Protokolle und Porträts

1912 – 1927

Die Dome, Holzschnitt, 1920
25,5 X 36 cm

»Ich«, bekannte er, »überlasse mich einfach der gütigen Fülle, denn alle Zudringlichkeit meines Witzes taugt zu nichts. Meine Empfänglichkeit hat ihre eigenen Grenzen, aber dem Goetheschen Schalten mit mir stehe ich grenzenlos offen. Ich darf sagen, er hat alle Alter meines Lebens immer wieder belächelt, meine selbsteigene Pein oft begütigt, unwirtliche Räume mancher tristen Gelegenheit mit Helle erfüllt. Er verhilft mir unversehens zu einer Heiterkeit, die aus mir selbst nur zähflüssig quillt, er hat Wärme, die mir so, wie sie von ihm ausgeht, nur zu sehr frommt – wahrhaftig, so manches herrliche Wort von ihm als Stiller der Wut eines Leidens und Löser seiner Bitterkeit ist probat geblieben und wird wohl auch an hilfreicher Gewalt nicht schwächer werden – wie wäre es, wenn ihr nun selbst versuchtet, ein bißchen weiterzufolgern?«

Barlach: Zum Goethe-Tag

Diario Däubler

Porträtstudie Theodor Däubler, Taschenbuchblatt aus Güstrow, Bleistiftzeichnung, 1912
16,4 X 9,7 cm
Barlach-Nachlaßverwaltung Güstrow (Heidberg)

Schwungbrettnatur: statt das Sichere, wenn auch Schwankende unter sich festzuhalten, macht er es zum Anlaß, ins Bodenlose zu kommen.
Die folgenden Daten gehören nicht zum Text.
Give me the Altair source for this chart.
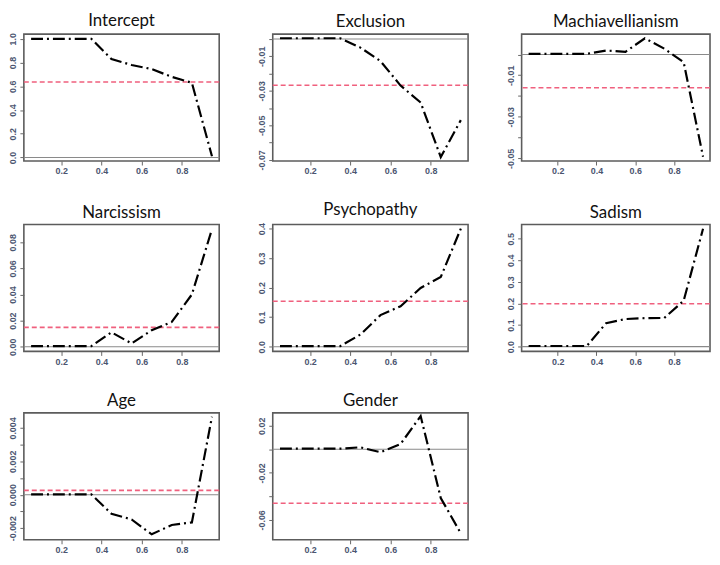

Durch den Äther zu schießen ist ihm leichter, wenn auch über Kopf, als nach der Regel auf den Füßen zu stehen. Seine mächtige Leiblichkeit ist bei allem schwebend, nicht lastend.

 

Ziellosigkeit ist sein Wesen, denn eigentlich ist er immer am Ziel, er braucht nicht zu streben. So ist er jedem gut Freund und ausdauernder Genosse im Zeittotschlagen. Denn die Zeit ist seine Krankheit, er ist der Prophet der Zeitlosigkeit.
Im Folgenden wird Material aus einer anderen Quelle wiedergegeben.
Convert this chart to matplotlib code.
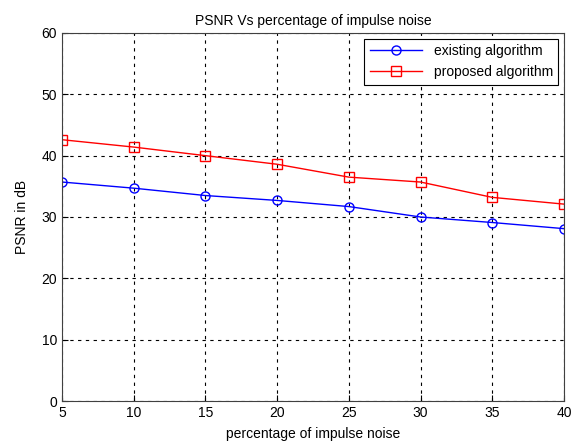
import matplotlib
matplotlib.use("Agg")
import matplotlib.pyplot as plt

plt.rcParams["font.family"] = ["Liberation Sans", "DejaVu Sans"]

noise = [5, 10, 15, 20, 25, 30, 35, 40]
existing = [35.7, 34.7, 33.5, 32.7, 31.7, 30.0, 29.1, 28.1]
proposed = [42.6, 41.4, 40.0, 38.6, 36.5, 35.7, 33.2, 32.1]

fig = plt.figure(figsize=(5.82, 4.41), dpi=100)
ax = fig.add_axes([0.1065, 0.0907, 0.8625, 0.8345])

ax.plot(noise, existing, color="blue", marker="o", markersize=6.5,
        markerfacecolor="none", linewidth=1, label="existing algorithm")
ax.plot(noise, proposed, color="red", marker="s", markersize=6.5,
        markerfacecolor="none", linewidth=1, label="proposed algorithm")

ax.set_xlim(5, 40)
ax.set_ylim(0, 60)
ax.set_xticks(noise)
ax.set_yticks(range(0, 61, 10))
ax.grid(True, color="black", linestyle=(0, (3, 4)), linewidth=0.8)
ax.tick_params(direction="in", labelsize=10, length=4)
for s in ax.spines.values():
    s.set_color("#404040")

ax.set_title("PSNR Vs percentage of impulse noise", fontsize=10)
ax.set_xlabel("percentage of impulse noise", fontsize=10, labelpad=5)
ax.set_ylabel("PSNR in dB", fontsize=10, labelpad=9)

leg = ax.legend(loc="upper right", fontsize=10, fancybox=False,
                framealpha=1, edgecolor="black", borderaxespad=0.4,
                handlelength=3.8)
leg.get_frame().set_linewidth(0.8)

fig.savefig("out.png", dpi=100)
Sein Fett hängt an ihm wie seine Zeit, er kann es nicht loswerden und sie auch nicht. Und predigt doch immer, es gibt kein Fett und keine Zeit. Und in der Tat, wie er mit seinem Fett schwebt trotz seinem Fett – so ist er trotz seiner Zeit zeitlos.

 

Däubler – zeitig, fettig – ist Däubler, aber unzeitig schwebend – ist Erbrechen seiner selbst, Entleerung, Vernichtung des Viertels, um ein Ganzes zu füllen.

 

Sein Baden ist sein Bestes, er ersäuft seinen fetten Leib im salzigen Überall. Seine Zeit im Unbegrenzten, Reden, Beschwören, Prophezeien ist sein Bestes, gleichsam sein geistiges Baden; er erbricht sein Individuum im Absoluten.

 

Er möchte überall sein, und das heißt nirgendwo sein. Er möchte das Sehen umbringen, weil er weiß, das Licht, das bessere Licht, wird sich Augen schaffen, die ihm angemessener sind. Im Nordlicht schafft sich die Dunkelheit höheres Licht, Erde wird Gott.

 

Am Webstuhl der Zeit reißt er alles entzwei. Da – am Webstuhl – ist Menschentum und Begrenztheit, das lächerliche Gut-Schlecht, der Mensch, dies Wesen Gutböse, dies lächerlich erhabene Stück Natur, das das Gewand der Zeit schmückt, – aber er – Däubler – läßt Gutschlecht gut sein und hält sich ans Kristallisierte, ans Exkarnierte, sein Fleisch möchte sich entfleischen und zum Donner werden, sein Geist sich entzünden und zum Blitz werden. Er möchte sich entladen und entspannen, um an der allgemeinen Ruhe des großen Allglücks teilzuhaben.

 

Seine Predigt ist zugleich Liturgie.

 

Benehmen weltmännisch, mit den empfangenden Gebärden, die wie ein Blanko-Akzept zu sagen scheinen: Sie können schwatzen, wie Sie belieben, ich respektiere Alles. Er horcht zu wie auf Allerweltsweisheit, neigt den Kopf dabei, trinkgelddurstig nach jedem Wortgroschen.